● **WHAT YOU WILL DO**
Please write out the material below exactly as given.

● **DATA PROVIDED**
════
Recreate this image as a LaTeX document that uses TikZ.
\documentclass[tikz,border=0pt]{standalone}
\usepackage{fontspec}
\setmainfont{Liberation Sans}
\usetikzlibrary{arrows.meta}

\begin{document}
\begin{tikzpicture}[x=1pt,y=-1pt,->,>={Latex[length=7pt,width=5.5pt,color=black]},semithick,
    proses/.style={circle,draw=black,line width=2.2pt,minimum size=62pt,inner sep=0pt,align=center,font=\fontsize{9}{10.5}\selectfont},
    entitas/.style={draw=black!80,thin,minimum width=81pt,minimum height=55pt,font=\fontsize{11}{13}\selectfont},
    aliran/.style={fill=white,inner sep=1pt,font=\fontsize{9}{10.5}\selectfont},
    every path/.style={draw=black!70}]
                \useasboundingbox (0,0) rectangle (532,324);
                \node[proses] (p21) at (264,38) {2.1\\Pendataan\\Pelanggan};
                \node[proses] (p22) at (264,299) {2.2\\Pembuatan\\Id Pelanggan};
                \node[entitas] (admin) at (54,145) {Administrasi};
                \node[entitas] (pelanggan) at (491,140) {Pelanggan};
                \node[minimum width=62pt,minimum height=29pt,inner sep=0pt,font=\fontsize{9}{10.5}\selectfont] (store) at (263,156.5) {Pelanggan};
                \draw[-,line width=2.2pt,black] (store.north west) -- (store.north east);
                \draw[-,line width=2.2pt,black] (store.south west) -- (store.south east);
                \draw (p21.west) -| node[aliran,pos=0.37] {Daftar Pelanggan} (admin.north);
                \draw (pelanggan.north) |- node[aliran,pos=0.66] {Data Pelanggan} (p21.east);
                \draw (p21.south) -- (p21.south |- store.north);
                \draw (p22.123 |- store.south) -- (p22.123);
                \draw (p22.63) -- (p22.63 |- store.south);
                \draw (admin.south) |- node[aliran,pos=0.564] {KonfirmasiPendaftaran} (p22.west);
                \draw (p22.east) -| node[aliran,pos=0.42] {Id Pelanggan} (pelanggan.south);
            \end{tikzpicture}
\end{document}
════
● **PROBLEM SOLUTION**
Recreate this image as a LaTeX document that uses TikZ.
\documentclass[tikz,border=0pt]{standalone}
\usepackage{fontspec}
\setmainfont{Liberation Sans}
\usetikzlibrary{arrows.meta}

\begin{document}
\begin{tikzpicture}[x=1pt,y=-1pt,->,>={Latex[length=7pt,width=5.5pt,color=black]},semithick,
    proses/.style={circle,draw=black,line width=2.2pt,minimum size=62pt,inner sep=0pt,align=center,font=\fontsize{9}{10.5}\selectfont},
    entitas/.style={draw=black!80,thin,minimum width=81pt,minimum height=55pt,font=\fontsize{11}{13}\selectfont},
    aliran/.style={fill=white,inner sep=1pt,font=\fontsize{9}{10.5}\selectfont},
    every path/.style={draw=black!70}]
                \useasboundingbox (0,0) rectangle (532,324);
                \node[proses] (p21) at (264,38) {2.1\\Pendataan\\Pelanggan};
                \node[proses] (p22) at (264,299) {2.2\\Pembuatan\\Id Pelanggan};
                \node[entitas] (admin) at (54,145) {Administrasi};
                \node[entitas] (pelanggan) at (491,140) {Pelanggan};
                \node[minimum width=62pt,minimum height=29pt,inner sep=0pt,font=\fontsize{9}{10.5}\selectfont] (store) at (263,156.5) {Pelanggan};
                \draw[-,line width=2.2pt,black] (store.north west) -- (store.north east);
                \draw[-,line width=2.2pt,black] (store.south west) -- (store.south east);
                \draw (p21.west) -| node[aliran,pos=0.37] {Daftar Pelanggan} (admin.north);
                \draw (pelanggan.north) |- node[aliran,pos=0.66] {Data Pelanggan} (p21.east);
                \draw (p21.south) -- (p21.south |- store.north);
                \draw (p22.123 |- store.south) -- (p22.123);
                \draw (p22.63) -- (p22.63 |- store.south);
                \draw (admin.south) |- node[aliran,pos=0.564] {KonfirmasiPendaftaran} (p22.west);
                \draw (p22.east) -| node[aliran,pos=0.42] {Id Pelanggan} (pelanggan.south);
            \end{tikzpicture}
\end{document}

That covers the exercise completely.